Why do you think she's molting? There does seem to be three sets of new feathers for some birds in the first year.


----------



## Jimmy bar360 (Mar 21, 2020)

She's always had a bald neck to be honest,,, with no feather stems showing... now she's loseing some around the front on her upper breast area and she's grumpy....


----------



## robin416 (Sep 8, 2013)

Something is not right about that. Can you do a pic of her?

I'm wondering if the others are pulling her feathers out. Or is she a naked neck bird?


----------



## Jimmy bar360 (Mar 21, 2020)

I bought 10 about three month olds off a seller who goes around selling from a lorry. At first i just thought the way it was living in the truck it might have been stressed and they would grow back.This isnt her but looks just like her.


----------



## robin416 (Sep 8, 2013)

That's a naked neck, they never grow feathers on their necks. If this one looks just like yours then that's why there are no feathers.


----------



## Jimmy bar360 (Mar 21, 2020)

Dam well atleast i don't have to worry about her... she is fiesty though. I must have got a right mixed bunch.. lol. Thanks robin..


----------



## robin416 (Sep 8, 2013)

I just went back and looked at your pics, I don't see her in any of them.
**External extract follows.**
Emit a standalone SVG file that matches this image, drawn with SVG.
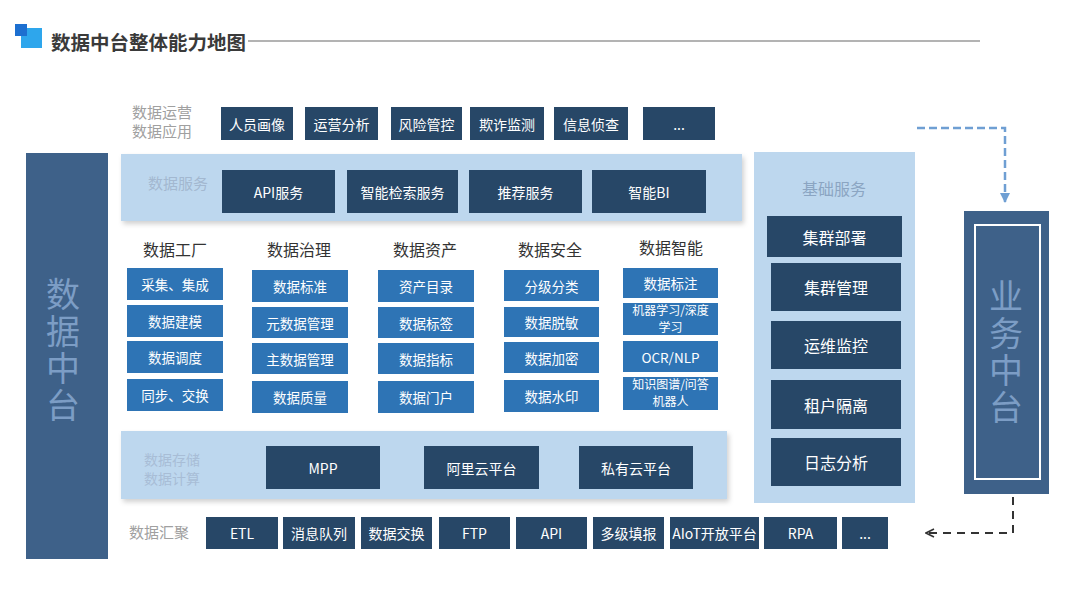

Has she always been fiesty or is this new? I'm wondering if she's going broody and it's making her obnoxious.


----------



## Jimmy bar360 (Mar 21, 2020)

When we bought the 10 little ones they were really shy and shot all over the place when i entered their pen. She was the only one that would come forward to me while the others hid. but had the bald neck. She seems to peck at others and others to her not all the time but more so than the others.. i suppose more around feeding times i notice this as well. That could be as im there more then..So to answer your question she has always been more forward than the others...


----------



## Jimmy bar360 (Mar 21, 2020)

This is the best pictures i can get of her..


----------



## robin416 (Sep 8, 2013)

Queen of the flock. I'll bet she's working at being top bird. 

I don't know a lot about the NNs and whether they're normally flighty but then every bird has its own personality.


----------



## Jimmy bar360 (Mar 21, 2020)

Now that is very true, they do lol.


----------



## robin416 (Sep 8, 2013)

The longer you have them the more you can recognize birds of the same breed by their behavior. After I sold my breeding flock of Silkies I kept all the non Silkie birds, that included two SS Hamburg sisters. Different as night and day. One is just the sweetest, I can reach down and pick her up and she never fusses. Her sister on the other hand, pick her up and it's the first time she's ever been touched every single time.


----------